As noted previously in this series, Nucor (NUE) and Steel Dynamics (STLD) each reported a sharp yearly increase in their respective 4Q16 steel shipments while reporting a sequential decline. In this article, we’ll look at the key drivers of different steel companies’ 4Q16 shipments.
Nucor and Steel Dynamics
Steel production in the US rose on a yearly basis in 4Q16. US steel production had a sharp fall in 4Q15 as steel companies curtailed their production in response to falling steel prices. Notably, spot hot-rolled coil prices fell below $400 per short ton in 4Q15, which prompted steel companies to cut the production of commodity-grade steel products.
The steep yearly increase in Nucor’s and Steel Dynamics’s 4Q16 steel shipments is due to lower spot sales in 4Q15. The sequential decline both companies’ 4Q16 steel shipments is due to weak seasonal demand in the United States (DIA) (DOW).
AK Steel’s (AKS) 4Q16 steel shipments fell 14.7% on a year-over-year basis. They’ve fallen steeply over the last few quarters after the company deliberately cut its exposure to spot commodity-grade products.

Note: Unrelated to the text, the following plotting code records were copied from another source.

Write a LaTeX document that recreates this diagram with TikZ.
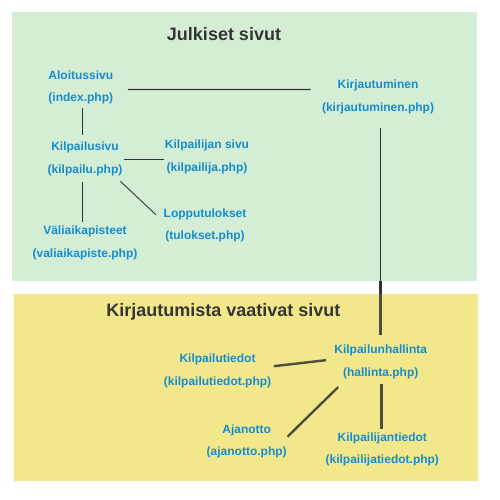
\documentclass[tikz,border=0pt]{standalone}
\usepackage{fontspec}
\setmainfont{Liberation Sans}
\definecolor{greenbg}{HTML}{D4EED6}
\definecolor{yellowbg}{HTML}{F2E88B}
\definecolor{linkblue}{HTML}{168CCE}
\definecolor{titlegray}{HTML}{353535}
\definecolor{linedark}{HTML}{333333}
\definecolor{linethick}{HTML}{4E4D40}
\newcommand{\toprule}{\rule{0pt}{11pt}}
\newcommand{\botrule}{\rule[-4pt]{0pt}{4pt}}
\tikzset{
  page/.style={anchor=north, inner sep=0pt, align=center, text=linkblue,
    font=\fontsize{12}{22.5}\selectfont\bfseries},
  heading/.style={anchor=base, inner sep=0pt, text=titlegray,
    font=\fontsize{18}{22}\selectfont\bfseries},
  thinlink/.style={draw=linedark, line width=1.3pt},
  hairlink/.style={draw=linedark, line width=0.9pt},
  thicklink/.style={draw=linethick, line width=2.4pt},
  gaplink/.style={draw=linedark, line width=3pt}
}
\begin{document}
\begin{tikzpicture}[x=1pt,y=-1pt]
\useasboundingbox (0,0) rectangle (500,500);
% panels
\fill[greenbg] (12,12) rectangle (477,281);
\fill[yellowbg] (14,294) rectangle (478,481);
% headings
\node[heading] (h1) at (224,40.7) {Julkiset sivut};
\node[heading] (h2) at (223.3,316.7) {Kirjautumista vaativat sivut};
% public pages
\node[page] (alo) at (80.8,68) {\toprule Aloitussivu\\(index.php)\botrule};
\node[page] (kirj) at (378,77.3) {\toprule Kirjautuminen\\(kirjautuminen.php)\botrule};
\node[page] (kilp) at (85,139.3) {\toprule Kilpailusivu\\(kilpailu.php)\botrule};
\node[page] (kilpj) at (207,137.3) {\toprule Kilpailijan sivu\\(kilpailija.php)\botrule};
\node[page] (lopp) at (205,206) {\toprule Lopputulokset\\(tulokset.php)\botrule};
\node[page] (vali) at (85,223.3) {\toprule Väliaikapisteet\\(valiaikapiste.php)\botrule};
% login pages
\node[page] (hall) at (380.7,342.6) {\toprule Kilpailunhallinta\\(hallinta.php)\botrule};
\node[page] (ktied) at (217.5,351.3) {\toprule Kilpailutiedot\\(kilpailutiedot.php)\botrule};
\node[page] (ajan) at (246.7,422) {\toprule Ajanotto\\(ajanotto.php)\botrule};
\node[page] (kjt) at (382.3,430) {\toprule Kilpailijantiedot\\(kilpailijatiedot.php)\botrule};
% connectors
\draw[thinlink] ([shift={(14.5,2.5)}]alo.east) -- ([shift={(-11.3,-6.75)}]kirj.west);
\draw[thinlink] ([shift={(1.5,1.8)}]alo.south) -- ([shift={(-2.7,-4.3)}]kilp.north);
\draw[thinlink] ([shift={(1.7,1.25)}]kilp.east) -- ([shift={(-0.3,3.25)}]kilpj.west);
\draw[hairlink] ([shift={(-2,4.2)}]kilp.south east) -- ([shift={(-7.6,8.7)}]lopp.north west);
\draw[thinlink] ([shift={(-2.7,4.9)}]kilp.south) -- ([shift={(-2.7,-1.3)}]vali.north);
\draw[thinlink] ([shift={(2.3,12.5)}]kirj.south) -- ([shift={(-0.4,-7.3)}]hall.north);
\coordinate (gaptop) at (380.3,281);
\coordinate (gapbot) at (380.3,294);
\draw[gaplink] (gaptop) -- (gapbot);
\draw[thicklink] (gapbot) -- ([shift={(-0.4,-7.3)}]hall.north);
\draw[thicklink] ([shift={(2.5,-4.05)}]ktied.east) -- ([shift={(-8.3,-1.35)}]hall.west);
\draw[thicklink] ([shift={(0.6,14.7)}]ajan.north east) -- ([shift={(4,6.6)}]hall.south west);
\draw[thicklink] ([shift={(0.6,3.2)}]hall.south) -- ([shift={(-1,-0.7)}]kjt.north);
\end{tikzpicture}
\end{document}
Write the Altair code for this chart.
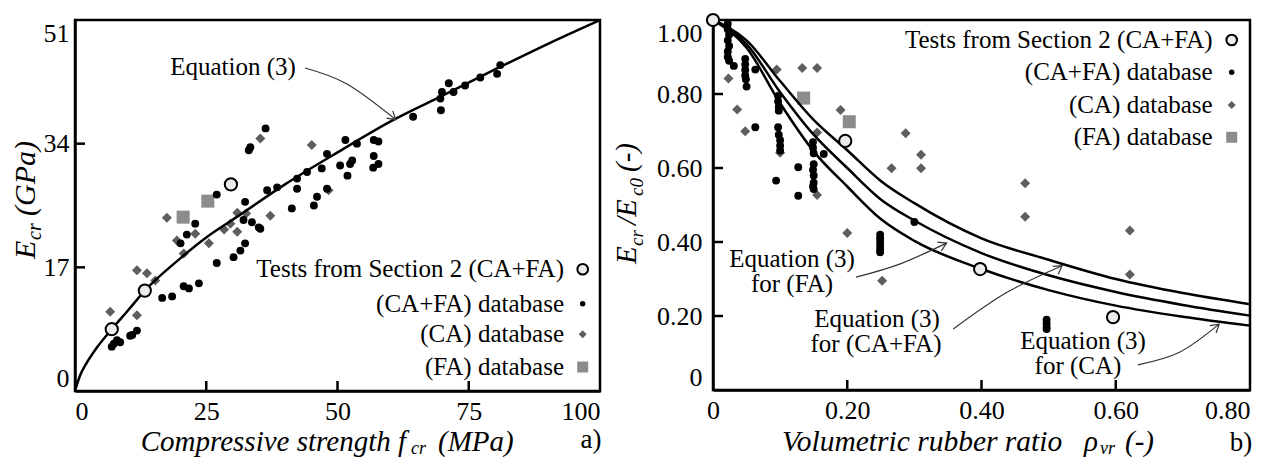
import altair as alt
import pandas as pd

FONT = "'Liberation Serif', 'Times New Roman', Times, 'DejaVu Serif', serif"
INK = "black"
GREY_DIAMOND = "#5e5e5e"
GREY_SQUARE = "#8c8c8c"
TEST_FILL = "#ececec"

# ---------------- panel a): E_cr against f_cr ----------------
fc_test = [7.0, 13.3, 29.7]
E_test = [8.5, 13.8, 28.4]

fc_cafa = [36.3, 33.4, 33.1, 48.0, 27.0, 36.6, 38.5, 42.3, 42.3, 44.2,
           47.0, 48.0, 46.1, 45.5, 41.3, 32.4, 33.7, 35.0, 32.1, 22.9,
           21.3, 20.1, 32.4, 31.5, 30.2, 27.0, 23.6, 21.7, 20.7, 18.5,
           16.6, 11.8, 10.9, 8.0, 7.4, 7.0, 8.6, 10.5, 35.3, 81.0,
           80.4, 77.2, 74.3, 71.2, 72.1, 69.9, 69.6, 69.7, 64.4, 57.8,
           56.9, 53.7, 51.5, 50.5, 52.8, 52.4, 51.9, 56.9, 57.8, 56.8]
E_cafa = [36.1, 33.5, 33.1, 32.6, 27.0, 27.6, 28.0, 29.2, 27.8, 30.1,
          30.6, 27.8, 26.7, 25.5, 25.1, 26.0, 23.2, 22.5, 23.5, 23.0,
          21.5, 20.3, 20.3, 19.3, 18.4, 17.6, 14.8, 14.1, 14.4, 13.0,
          12.8, 8.3, 7.7, 7.0, 6.5, 6.1, 6.7, 7.6, 22.3, 44.8,
          43.6, 43.1, 42.0, 42.3, 41.1, 41.1, 40.2, 38.6, 37.7, 34.3,
          34.5, 34.0, 34.5, 31.0, 31.7, 31.2, 29.6, 32.3, 31.2, 30.7]

fc_ca = [35.3, 45.1, 48.3, 37.2, 30.9, 32.6, 29.6, 28.4, 30.9, 22.9,
         25.5, 17.5, 19.4, 20.7, 11.8, 13.7, 15.3, 6.7, 11.8]
E_ca = [34.7, 33.8, 27.6, 24.1, 24.5, 24.4, 23.0, 22.2, 21.9, 21.6,
        20.3, 23.8, 20.7, 18.9, 16.6, 16.2, 15.2, 10.9, 10.4]

fc_fa = [25.3, 20.6]
E_fa = [26.1, 23.9]

# Equation (3) curve, panel a)
fc_eq = [0, 1, 2, 4, 7, 10, 13.3, 20, 25, 31, 40, 50, 61, 70, 80, 90, 100]
E_eq = [0, 2.2, 3.6, 5.8, 8.5, 11.0, 13.8, 18.2, 21.1, 24.0, 28.4, 32.8,
        37.4, 40.6, 44.2, 47.7, 51.0]

# ---------------- panel b): E_cr/E_c0 against rho_vr ----------------
rho_test = [0.0, 0.197, 0.398, 0.596]
ratio_test = [1.0, 0.673, 0.327, 0.197]

rho_cafa = [0.022, 0.022, 0.024, 0.022, 0.024, 0.022, 0.022, 0.024, 0.031,
            0.048, 0.048, 0.048, 0.048, 0.049, 0.050, 0.063, 0.063,
            0.097, 0.097, 0.098, 0.098, 0.097, 0.098, 0.100, 0.100, 0.100, 0.094,
            0.127, 0.127,
            0.149, 0.149, 0.150, 0.150, 0.149, 0.150, 0.150, 0.149, 0.150, 0.165,
            0.249, 0.249, 0.249, 0.249, 0.249, 0.249,
            0.300,
            0.497, 0.497, 0.497, 0.497]
ratio_cafa = [0.990, 0.975, 0.960, 0.945, 0.930, 0.915, 0.900, 0.890, 0.876,
              0.895, 0.880, 0.865, 0.850, 0.840, 0.820, 0.866, 0.710,
              0.795, 0.780, 0.765, 0.755, 0.710, 0.690, 0.675, 0.660, 0.647, 0.566,
              0.602, 0.525,
              0.670, 0.655, 0.640, 0.610, 0.595, 0.580, 0.560, 0.550, 0.543, 0.638,
              0.420, 0.410, 0.400, 0.390, 0.380, 0.372,
              0.454,
              0.190, 0.180, 0.170, 0.165]

rho_ca = [0.023, 0.036, 0.048, 0.095, 0.133, 0.155, 0.100, 0.155, 0.155, 0.190,
          0.266, 0.287, 0.310, 0.310, 0.200, 0.252, 0.465, 0.465, 0.621, 0.621]
ratio_ca = [0.842, 0.758, 0.699, 0.866, 0.870, 0.870, 0.641, 0.696, 0.527, 0.757,
            0.599, 0.694, 0.636, 0.599, 0.424, 0.295, 0.559, 0.468, 0.431, 0.312]

rho_fa = [0.135, 0.203]
ratio_fa = [0.789, 0.725]

# Equation (3) curves, panel b)
rho_eq = [0, 0.05, 0.10, 0.15, 0.20, 0.25, 0.30, 0.40, 0.50, 0.60, 0.70, 0.80]
ratio_eq_fa = [1.0, 0.945, 0.835, 0.73, 0.648, 0.565, 0.505, 0.41, 0.352, 0.300, 0.262, 0.232]
ratio_eq_cafa = [1.0, 0.935, 0.805, 0.69, 0.600, 0.515, 0.458, 0.37, 0.310, 0.265, 0.230, 0.201]
ratio_eq_ca = [1.0, 0.925, 0.775, 0.645, 0.550, 0.462, 0.403, 0.327, 0.270, 0.228, 0.198, 0.174]

# Panel sizes (plot areas)
WA, HA = 525, 371
WB, HB = 537, 370

ARROW_HEAD = "M -1 -0.6 L 0 0 L -1 0.6"


def frame(xs, ys):
    return pd.DataFrame({"x": xs, "y": ys})


def txt(s, x, y, size=25, italic=False, align="center", baseline="middle", angle=0):
    return alt.Chart(pd.DataFrame({"t": [s]})).mark_text(
        font=FONT, fontSize=size, fontStyle="italic" if italic else "normal",
        align=align, baseline=baseline, angle=angle, color=INK,
    ).encode(x=alt.value(x), y=alt.value(y), text="t:N")


def symbol(x, y, shape, size, fill, stroke=None, stroke_width=0):
    kw = dict(shape=shape, size=size, filled=True, fill=fill, opacity=1)
    if stroke:
        kw.update(stroke=stroke, strokeWidth=stroke_width)
    else:
        kw.update(strokeWidth=0)
    return alt.Chart(pd.DataFrame({"k": [0]})).mark_point(**kw).encode(
        x=alt.value(x), y=alt.value(y))


def axis(values, padding, flush=True, expr=None, align=None):
    kw = dict(values=values, title=None, ticks=False, tickSize=0, grid=False,
              labelFlush=flush, labelPadding=padding, labelFont=FONT,
              labelFontSize=26, labelColor=INK, domainColor=INK, domainWidth=2.5)
    if expr:
        kw["labelExpr"] = expr
    if align is not None:
        kw["labelAlign"] = align
    return alt.Axis(**kw)


def panel(sx, sy, ax, ay, dots, diamonds, squares, tests, curves, arrows,
          xticks, yticks, h):
    X = alt.X("x:Q", scale=sx, axis=ax)
    Y = alt.Y("y:Q", scale=sy, axis=ay)
    layers = []
    layers.append(alt.Chart(squares).mark_point(
        shape="square", filled=True, color=GREY_SQUARE, size=170, opacity=1,
        strokeWidth=0).encode(x=X, y=Y))
    layers.append(alt.Chart(diamonds).mark_point(
        shape="diamond", filled=True, color=GREY_DIAMOND, size=100, opacity=1,
        strokeWidth=0).encode(x=X, y=Y))
    layers.append(alt.Chart(dots).mark_circle(
        color=INK, size=62, opacity=1).encode(x=X, y=Y))
    for c in curves:
        layers.append(alt.Chart(c).mark_line(
            color=INK, strokeWidth=2.5, interpolate="monotone").encode(x=X, y=Y))
    for path, head_angle in arrows:
        layers.append(alt.Chart(path).mark_line(
            color="#333333", strokeWidth=1.2, interpolate="natural").encode(x=X, y=Y))
        layers.append(alt.Chart(path.tail(1)).mark_point(
            shape=ARROW_HEAD, filled=False, color="#333333", strokeWidth=1.2,
            size=256, opacity=1, angle=head_angle).encode(x=X, y=Y))
    layers.append(alt.Chart(tests).mark_point(
        shape="circle", filled=True, fill=TEST_FILL, stroke=INK, strokeWidth=2,
        size=150, opacity=1).encode(x=X, y=Y))
    # inward ticks
    layers.append(alt.Chart(pd.DataFrame({"x": xticks})).mark_rule(
        color=INK, strokeWidth=2.5).encode(
        x=alt.X("x:Q", scale=sx, axis=ax), y=alt.value(h), y2=alt.value(h - 10)))
    layers.append(alt.Chart(pd.DataFrame({"y": yticks})).mark_rule(
        color=INK, strokeWidth=2.5).encode(
        y=alt.Y("y:Q", scale=sy, axis=ay), x=alt.value(0), x2=alt.value(10)))
    return layers


def legend(x_text, x_sym, rows):
    return [
        txt("Tests from Section 2 (CA+FA)", x_text, rows[0], align="right"),
        txt("(CA+FA) database", x_text, rows[1], align="right"),
        txt("(CA) database", x_text, rows[2], align="right"),
        txt("(FA) database", x_text, rows[3], align="right"),
        symbol(x_sym, rows[0], "circle", 113, TEST_FILL, INK, 2),
        symbol(x_sym, rows[1], "circle", 30, INK),
        symbol(x_sym, rows[2], "diamond", 64, GREY_DIAMOND),
        symbol(x_sym, rows[3], "square", 121, GREY_SQUARE),
    ]


# ---- panel a) ----
SXA = alt.Scale(domain=[0, 100], nice=False, zero=False)
SYA = alt.Scale(domain=[0, 51], nice=False, zero=False)
AXA = axis([0, 25, 50, 75, 100], 7)
AYA = axis([0, 17, 34, 51], 6)

arrow_a = frame([43.8, 51.8, 61.1], [44.4, 42.2, 37.3])

layers_a = panel(
    SXA, SYA, AXA, AYA,
    frame(fc_cafa, E_cafa), frame(fc_ca, E_ca), frame(fc_fa, E_fa), frame(fc_test, E_test),
    [frame(fc_eq, E_eq)],
    [(arrow_a, 40)],
    [25, 50, 75], [17, 34], HA)
layers_a += legend(489, 507.7, [249.3, 283.7, 314.3, 347])
layers_a += [
    txt("Equation (3)", 158, 47),
    # x title
    txt("Compressive strength f", 331, 431, size=29, italic=True, align="right",
        baseline="alphabetic"),
    txt("cr", 336, 434, size=18, italic=True, align="left", baseline="alphabetic"),
    txt("(MPa)", 363, 431, size=29, italic=True, align="left", baseline="alphabetic"),
    # y title
    txt("E", -40, 239, size=30, italic=True, align="left", baseline="alphabetic", angle=270),
    txt("cr", -34, 220, size=20, italic=True, align="left", baseline="alphabetic", angle=270),
    txt("(GPa)", -40, 196, size=30, italic=True, align="left", baseline="alphabetic", angle=270),
    txt("a)", 516, 420, size=27),
]
chart_a = alt.layer(*layers_a).properties(width=WA, height=HA)

# ---- panel b) ----
SXB = alt.Scale(domain=[0, 0.8], nice=False, zero=False)
SYB = alt.Scale(domain=[0, 1.0], nice=False, zero=False)
AXB = axis([0, 0.2, 0.4, 0.6, 0.8], 7, flush=False,
           expr="datum.value == 0 ? '0' : format(datum.value, '.2f')",
           align={"condition": {"test": "datum.value >= 0.79", "value": "right"},
                  "value": "center"})
AYB = axis([0, 0.2, 0.4, 0.6, 0.8, 1.0], 11,
           expr="datum.value == 0 ? '0' : format(datum.value, '.2f')")

arrow_fa = frame([0.213, 0.279, 0.348], [0.305, 0.341, 0.397])
arrow_cafa = frame([0.358, 0.438, 0.520], [0.165, 0.264, 0.336])
arrow_ca = frame([0.633, 0.695, 0.754], [0.068, 0.102, 0.178])

layers_b = panel(
    SXB, SYB, AXB, AYB,
    frame(rho_cafa, ratio_cafa), frame(rho_ca, ratio_ca), frame(rho_fa, ratio_fa),
    frame(rho_test, ratio_test),
    [frame(rho_eq, ratio_eq_fa), frame(rho_eq, ratio_eq_cafa), frame(rho_eq, ratio_eq_ca)],
    [(arrow_fa, 335), (arrow_cafa, 325), (arrow_ca, 320)],
    [0.2, 0.4, 0.6], [0.2, 0.4, 0.6, 0.8], HB)
layers_b += legend(499.7, 518.7, [20, 52.3, 85, 117.3])
layers_b += [
    txt("Equation (3)", 79, 239), txt("for (FA)", 79, 264),
    txt("Equation (3)", 164, 299), txt("for (CA+FA)", 163, 324),
    txt("Equation (3)", 370, 321), txt("for (CA)", 365, 346),
    # x title
    txt("Volumetric rubber ratio", 69, 431, size=29.5, italic=True, align="left",
        baseline="alphabetic"),
    txt("\u03c1", 371, 431, size=29, italic=True, align="left", baseline="alphabetic"),
    txt("vr", 387, 434, size=18, italic=True, align="left", baseline="alphabetic"),
    txt("(-)", 412, 431, size=29, italic=True, align="left", baseline="alphabetic"),
    # y title
    txt("E", -77, 244, size=29, italic=True, align="left", baseline="alphabetic", angle=270),
    txt("cr", -70, 226, size=19, italic=True, align="left", baseline="alphabetic", angle=270),
    txt("/E", -77, 205, size=29, italic=True, align="left", baseline="alphabetic", angle=270),
    txt("c0", -70, 176, size=19, italic=True, align="left", baseline="alphabetic", angle=270),
    txt("(-)", -77, 152, size=29, italic=True, align="left", baseline="alphabetic", angle=270),
    txt("b)", 528, 423, size=27),
]
chart_b = alt.layer(*layers_b).properties(width=WB, height=HB)

chart = alt.hconcat(chart_a, chart_b, spacing=4).properties(
    padding={"left": 9, "top": 8, "right": 0, "bottom": 0},
    background="white",
).configure_view(stroke=INK, strokeWidth=2.5)

chart.save("out.html", embed_options={"renderer": "svg", "actions": False})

Lower auto build rates in 4Q16 also negatively impacted AK Steel’s 4Q16 shipments.
In U.S. Steel Corporation’s (X) case, we saw a sequential increase in steel shipments due to two reasons. Firstly, U.S. Steel’s 4Q16 consolidated steel shipments were helped by its Europe operations, where shipments rose 14.1% compared to the sequential quarter.
Secondly, the increase in shipments comes from a slightly lower base in 3Q16. We should remember that U.S. Steel faced unplanned outages in 3Q16. As a result of these outages, the company’s 3Q16 steel shipments were negatively impacted by 125,000 tons.